**WHAT THE EXERCISE ASKS**
Find out how many lines of the material contain the string "full" and give only that figure.

begin

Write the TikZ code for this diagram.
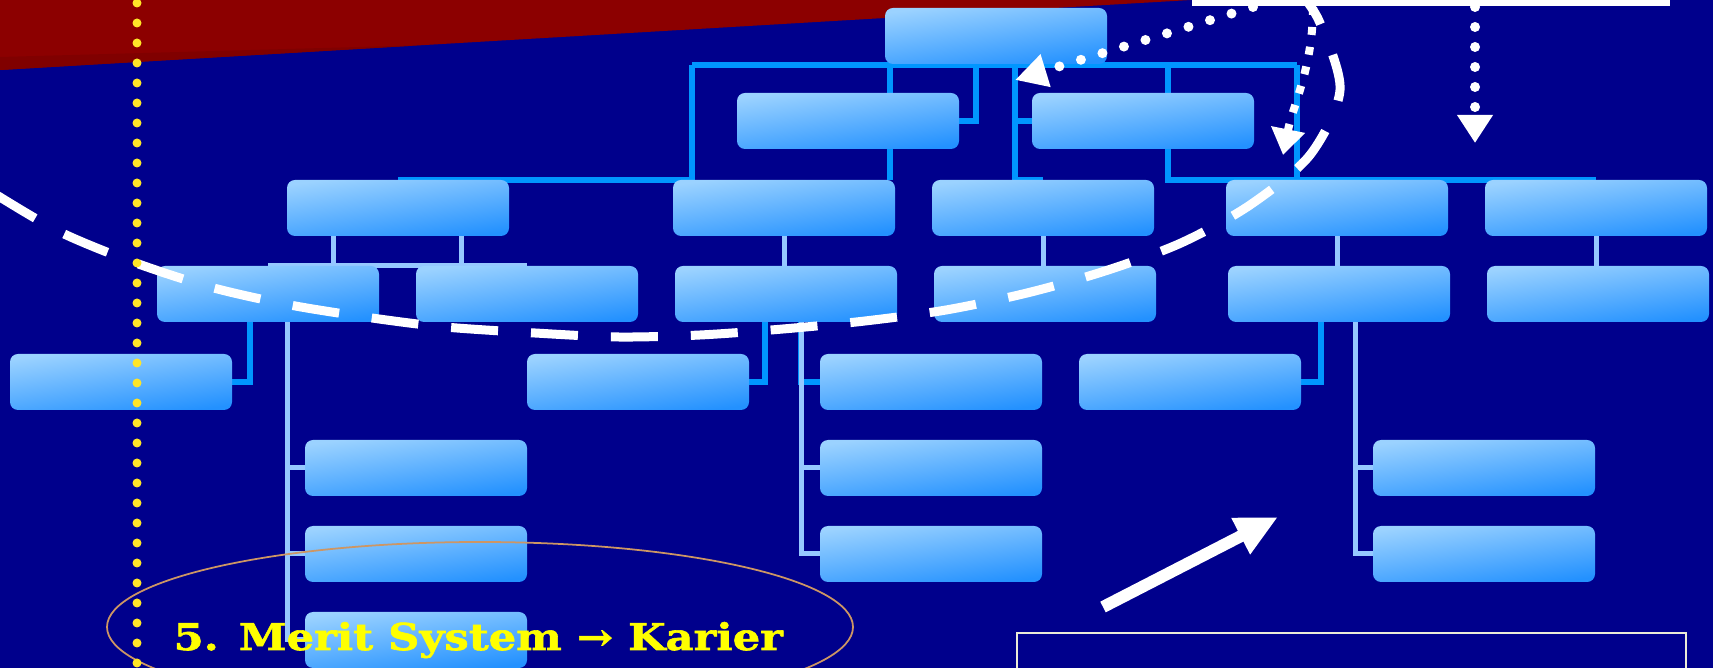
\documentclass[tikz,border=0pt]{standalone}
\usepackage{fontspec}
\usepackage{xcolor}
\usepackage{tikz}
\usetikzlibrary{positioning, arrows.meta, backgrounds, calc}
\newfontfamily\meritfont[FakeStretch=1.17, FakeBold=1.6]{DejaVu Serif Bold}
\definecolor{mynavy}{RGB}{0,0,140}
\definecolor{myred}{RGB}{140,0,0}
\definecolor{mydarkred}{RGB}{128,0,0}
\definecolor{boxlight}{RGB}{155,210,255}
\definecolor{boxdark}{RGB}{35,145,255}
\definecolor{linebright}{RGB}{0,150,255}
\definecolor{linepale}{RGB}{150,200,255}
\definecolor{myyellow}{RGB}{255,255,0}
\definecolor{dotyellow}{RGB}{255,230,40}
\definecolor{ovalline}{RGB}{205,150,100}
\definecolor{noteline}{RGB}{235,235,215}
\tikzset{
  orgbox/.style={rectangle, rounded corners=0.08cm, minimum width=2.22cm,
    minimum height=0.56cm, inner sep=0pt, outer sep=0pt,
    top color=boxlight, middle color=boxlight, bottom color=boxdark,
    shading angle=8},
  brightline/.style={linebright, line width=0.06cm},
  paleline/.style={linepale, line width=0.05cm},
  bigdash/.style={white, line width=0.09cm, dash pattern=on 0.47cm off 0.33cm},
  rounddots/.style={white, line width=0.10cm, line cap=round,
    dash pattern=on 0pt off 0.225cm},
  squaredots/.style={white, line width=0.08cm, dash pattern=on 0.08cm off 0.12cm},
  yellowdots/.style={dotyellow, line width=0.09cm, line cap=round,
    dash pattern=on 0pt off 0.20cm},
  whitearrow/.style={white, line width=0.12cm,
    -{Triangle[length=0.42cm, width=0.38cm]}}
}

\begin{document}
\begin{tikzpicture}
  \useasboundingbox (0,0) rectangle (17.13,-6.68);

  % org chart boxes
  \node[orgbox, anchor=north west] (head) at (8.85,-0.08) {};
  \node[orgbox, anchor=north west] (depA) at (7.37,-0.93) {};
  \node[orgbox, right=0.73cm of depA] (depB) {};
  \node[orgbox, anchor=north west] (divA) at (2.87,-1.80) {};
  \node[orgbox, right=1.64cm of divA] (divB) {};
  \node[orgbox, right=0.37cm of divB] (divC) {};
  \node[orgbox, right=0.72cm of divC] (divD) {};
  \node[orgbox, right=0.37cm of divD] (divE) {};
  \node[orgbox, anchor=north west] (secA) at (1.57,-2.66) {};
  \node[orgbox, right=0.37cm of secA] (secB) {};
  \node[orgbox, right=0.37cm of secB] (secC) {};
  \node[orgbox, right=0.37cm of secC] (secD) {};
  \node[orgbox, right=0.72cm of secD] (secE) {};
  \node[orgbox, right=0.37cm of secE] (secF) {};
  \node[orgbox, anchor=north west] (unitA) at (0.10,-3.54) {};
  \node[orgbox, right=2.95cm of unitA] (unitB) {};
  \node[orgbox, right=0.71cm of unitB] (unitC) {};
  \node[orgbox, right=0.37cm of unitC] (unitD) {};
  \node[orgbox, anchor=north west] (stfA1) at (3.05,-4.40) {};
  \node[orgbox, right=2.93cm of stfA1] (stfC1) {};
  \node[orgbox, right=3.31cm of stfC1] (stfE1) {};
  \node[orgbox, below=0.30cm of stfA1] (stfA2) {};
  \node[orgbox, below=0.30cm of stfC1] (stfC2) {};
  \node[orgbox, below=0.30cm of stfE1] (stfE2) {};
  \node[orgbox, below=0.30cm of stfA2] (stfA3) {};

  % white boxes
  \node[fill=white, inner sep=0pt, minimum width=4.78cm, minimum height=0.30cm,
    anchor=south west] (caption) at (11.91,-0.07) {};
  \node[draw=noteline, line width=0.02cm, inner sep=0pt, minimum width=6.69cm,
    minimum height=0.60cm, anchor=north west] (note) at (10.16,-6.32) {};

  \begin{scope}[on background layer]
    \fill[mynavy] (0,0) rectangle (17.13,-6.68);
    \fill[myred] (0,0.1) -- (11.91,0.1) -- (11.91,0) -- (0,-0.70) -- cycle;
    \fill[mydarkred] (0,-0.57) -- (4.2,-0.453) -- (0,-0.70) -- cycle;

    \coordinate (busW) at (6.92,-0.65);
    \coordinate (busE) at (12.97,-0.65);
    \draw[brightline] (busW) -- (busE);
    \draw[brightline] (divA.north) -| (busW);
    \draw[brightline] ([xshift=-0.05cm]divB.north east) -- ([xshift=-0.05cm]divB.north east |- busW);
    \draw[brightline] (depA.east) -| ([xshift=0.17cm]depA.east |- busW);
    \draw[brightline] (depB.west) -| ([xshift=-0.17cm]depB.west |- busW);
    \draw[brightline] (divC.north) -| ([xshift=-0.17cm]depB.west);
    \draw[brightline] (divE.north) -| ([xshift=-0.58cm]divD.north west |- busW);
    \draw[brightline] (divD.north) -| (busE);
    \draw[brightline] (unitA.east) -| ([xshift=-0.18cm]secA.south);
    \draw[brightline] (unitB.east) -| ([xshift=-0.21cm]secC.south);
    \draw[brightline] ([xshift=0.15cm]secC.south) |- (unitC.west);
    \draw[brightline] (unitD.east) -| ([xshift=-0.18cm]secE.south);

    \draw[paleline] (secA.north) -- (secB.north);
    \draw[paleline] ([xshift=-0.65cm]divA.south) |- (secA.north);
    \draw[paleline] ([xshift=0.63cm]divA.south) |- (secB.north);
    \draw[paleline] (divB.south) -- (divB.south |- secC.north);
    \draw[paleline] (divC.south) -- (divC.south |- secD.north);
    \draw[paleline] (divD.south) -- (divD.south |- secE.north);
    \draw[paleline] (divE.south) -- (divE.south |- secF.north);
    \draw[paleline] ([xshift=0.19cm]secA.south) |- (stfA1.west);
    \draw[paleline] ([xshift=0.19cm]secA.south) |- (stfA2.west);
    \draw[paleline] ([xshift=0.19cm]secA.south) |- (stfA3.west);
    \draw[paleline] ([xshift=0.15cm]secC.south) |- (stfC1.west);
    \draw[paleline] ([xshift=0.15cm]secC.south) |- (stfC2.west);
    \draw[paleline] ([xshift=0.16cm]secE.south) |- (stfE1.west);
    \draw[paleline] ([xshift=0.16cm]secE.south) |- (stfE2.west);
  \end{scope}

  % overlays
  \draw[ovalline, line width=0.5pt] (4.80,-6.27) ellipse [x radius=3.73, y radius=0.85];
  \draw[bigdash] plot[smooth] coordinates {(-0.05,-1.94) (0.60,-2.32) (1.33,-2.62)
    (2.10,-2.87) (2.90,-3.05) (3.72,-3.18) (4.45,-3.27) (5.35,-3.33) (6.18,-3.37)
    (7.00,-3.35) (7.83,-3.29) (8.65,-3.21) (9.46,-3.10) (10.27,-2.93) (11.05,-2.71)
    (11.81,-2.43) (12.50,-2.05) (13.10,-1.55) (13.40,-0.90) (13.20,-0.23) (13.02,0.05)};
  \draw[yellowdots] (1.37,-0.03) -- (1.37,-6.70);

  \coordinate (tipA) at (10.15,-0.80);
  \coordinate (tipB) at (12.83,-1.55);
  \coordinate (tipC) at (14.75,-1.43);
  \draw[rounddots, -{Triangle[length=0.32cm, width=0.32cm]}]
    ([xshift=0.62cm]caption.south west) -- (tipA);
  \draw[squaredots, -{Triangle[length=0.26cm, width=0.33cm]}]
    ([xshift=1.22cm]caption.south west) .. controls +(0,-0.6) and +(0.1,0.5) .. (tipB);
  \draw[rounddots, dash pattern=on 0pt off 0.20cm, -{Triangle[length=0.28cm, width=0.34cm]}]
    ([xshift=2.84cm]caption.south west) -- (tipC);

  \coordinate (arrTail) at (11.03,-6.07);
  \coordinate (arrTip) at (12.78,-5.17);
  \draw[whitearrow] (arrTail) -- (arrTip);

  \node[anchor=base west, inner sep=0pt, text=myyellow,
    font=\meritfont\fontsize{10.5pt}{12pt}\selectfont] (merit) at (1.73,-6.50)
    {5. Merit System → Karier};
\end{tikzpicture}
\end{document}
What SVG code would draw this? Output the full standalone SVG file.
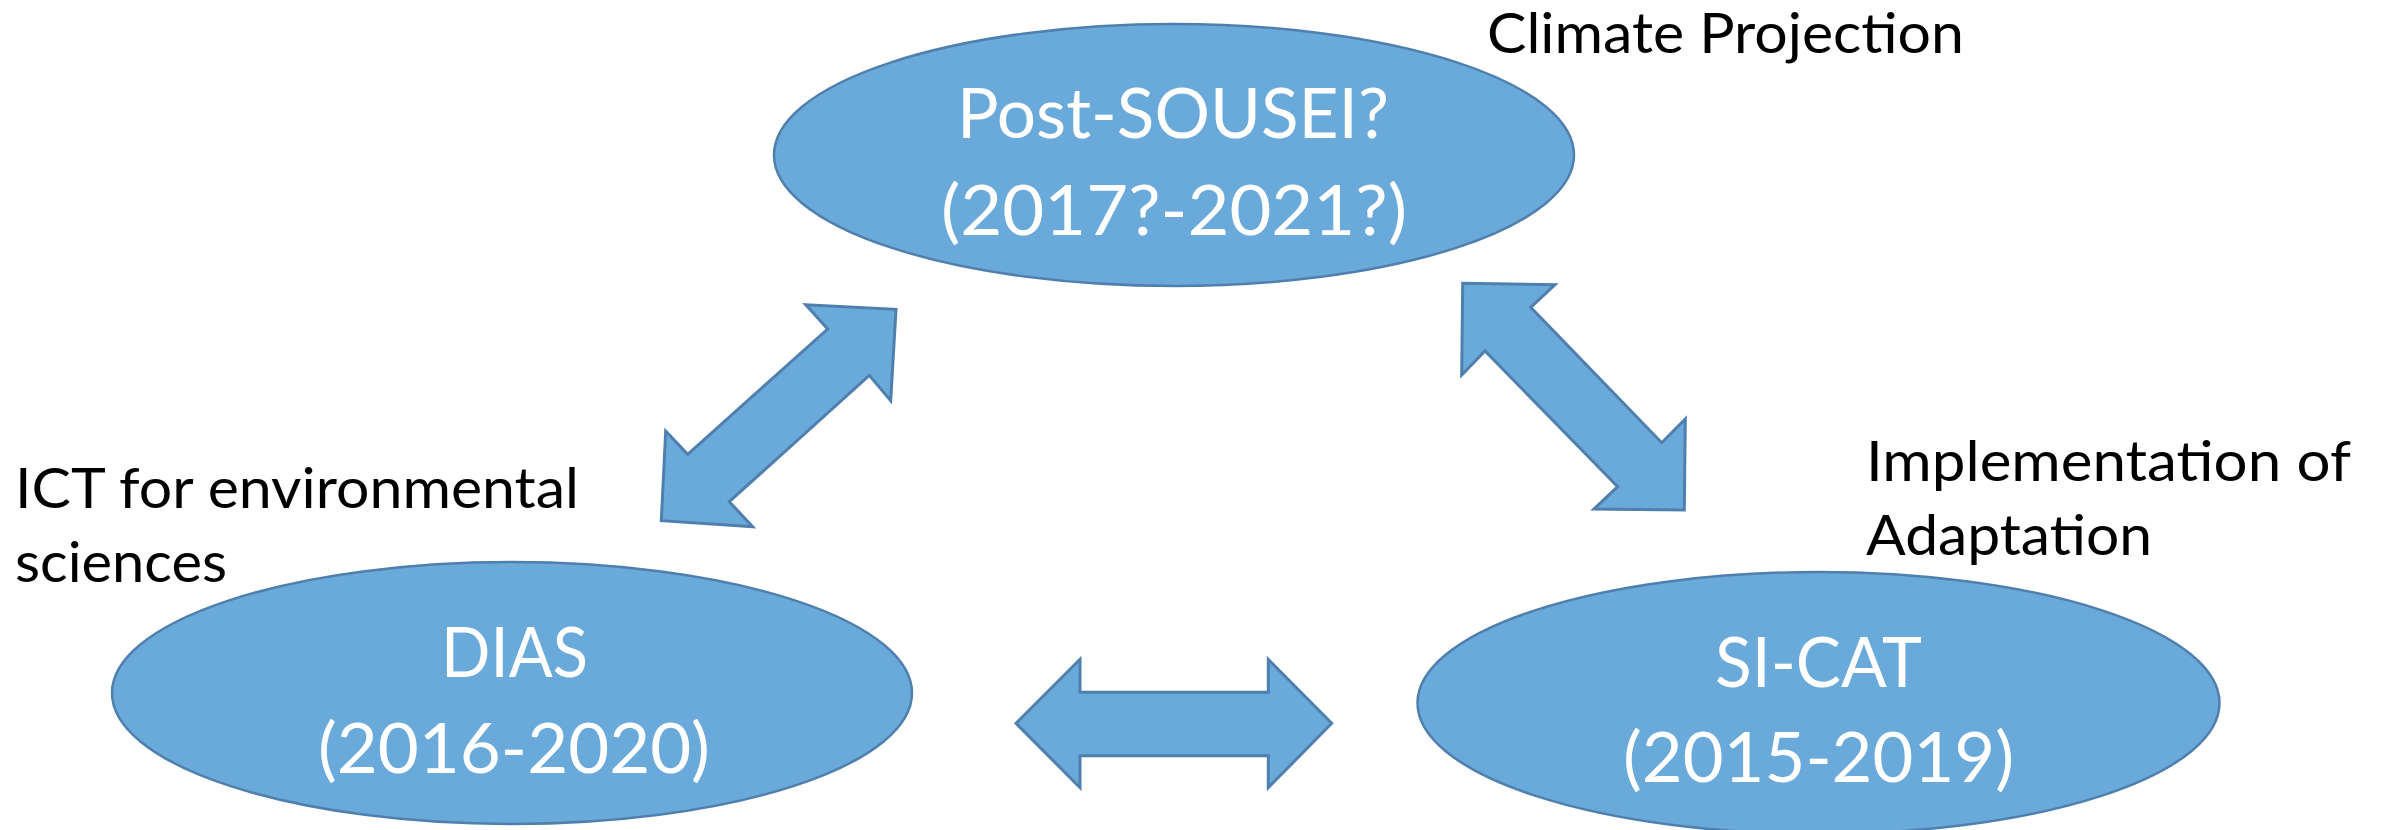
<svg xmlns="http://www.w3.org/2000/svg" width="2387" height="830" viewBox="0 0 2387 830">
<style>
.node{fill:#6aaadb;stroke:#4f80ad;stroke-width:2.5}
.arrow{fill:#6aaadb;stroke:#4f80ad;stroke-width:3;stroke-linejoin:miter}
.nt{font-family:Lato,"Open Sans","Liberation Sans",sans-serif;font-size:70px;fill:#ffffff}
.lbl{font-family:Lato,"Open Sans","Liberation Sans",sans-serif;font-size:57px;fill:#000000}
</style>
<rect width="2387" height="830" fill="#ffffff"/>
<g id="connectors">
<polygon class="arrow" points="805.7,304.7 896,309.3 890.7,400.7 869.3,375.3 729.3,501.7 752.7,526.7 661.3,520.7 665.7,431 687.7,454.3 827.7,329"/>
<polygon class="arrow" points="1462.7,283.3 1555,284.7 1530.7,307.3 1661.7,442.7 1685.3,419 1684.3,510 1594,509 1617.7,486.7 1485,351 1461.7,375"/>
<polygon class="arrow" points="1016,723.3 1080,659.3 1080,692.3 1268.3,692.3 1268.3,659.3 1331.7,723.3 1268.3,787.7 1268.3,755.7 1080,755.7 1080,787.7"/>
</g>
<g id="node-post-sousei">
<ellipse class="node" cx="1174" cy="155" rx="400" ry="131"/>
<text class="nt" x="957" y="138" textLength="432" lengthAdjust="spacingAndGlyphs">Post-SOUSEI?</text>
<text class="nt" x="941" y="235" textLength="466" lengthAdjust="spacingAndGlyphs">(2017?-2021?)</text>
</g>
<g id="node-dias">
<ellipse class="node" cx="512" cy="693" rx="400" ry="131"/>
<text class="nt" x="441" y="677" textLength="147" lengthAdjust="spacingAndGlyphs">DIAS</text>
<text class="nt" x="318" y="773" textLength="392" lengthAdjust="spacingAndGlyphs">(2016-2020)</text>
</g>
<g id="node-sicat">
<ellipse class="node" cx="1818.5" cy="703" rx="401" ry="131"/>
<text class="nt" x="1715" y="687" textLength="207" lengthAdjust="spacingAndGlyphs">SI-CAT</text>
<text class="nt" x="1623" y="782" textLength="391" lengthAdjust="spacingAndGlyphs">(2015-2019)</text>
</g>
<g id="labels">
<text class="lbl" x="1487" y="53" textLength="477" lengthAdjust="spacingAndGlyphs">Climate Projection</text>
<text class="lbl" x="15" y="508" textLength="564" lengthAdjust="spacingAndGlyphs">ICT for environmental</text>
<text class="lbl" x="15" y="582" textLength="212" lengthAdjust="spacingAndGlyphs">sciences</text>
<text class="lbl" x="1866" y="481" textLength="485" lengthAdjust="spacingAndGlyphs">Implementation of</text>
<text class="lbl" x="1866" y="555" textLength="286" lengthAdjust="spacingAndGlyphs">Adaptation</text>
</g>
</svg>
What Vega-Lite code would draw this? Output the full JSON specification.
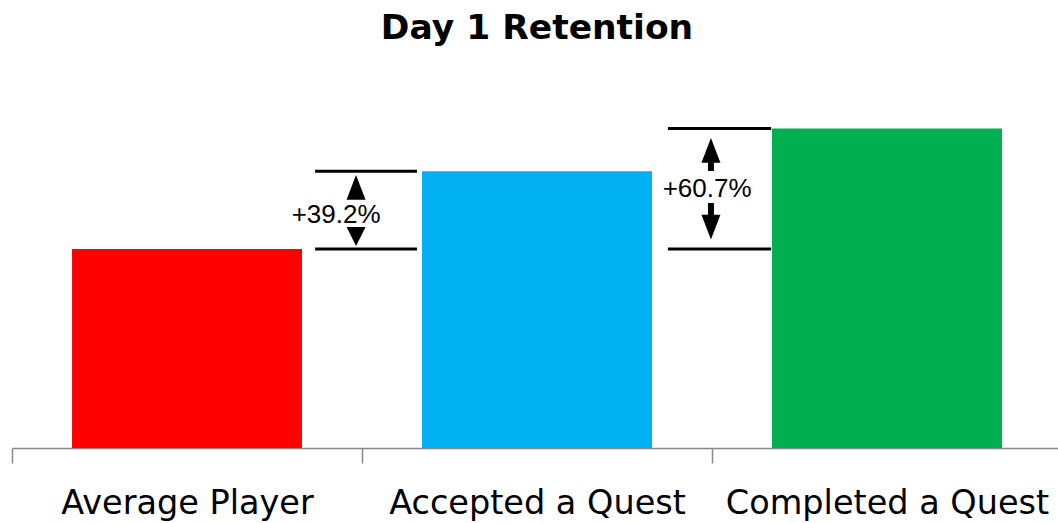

end

**EXPECTED ANSWER**
2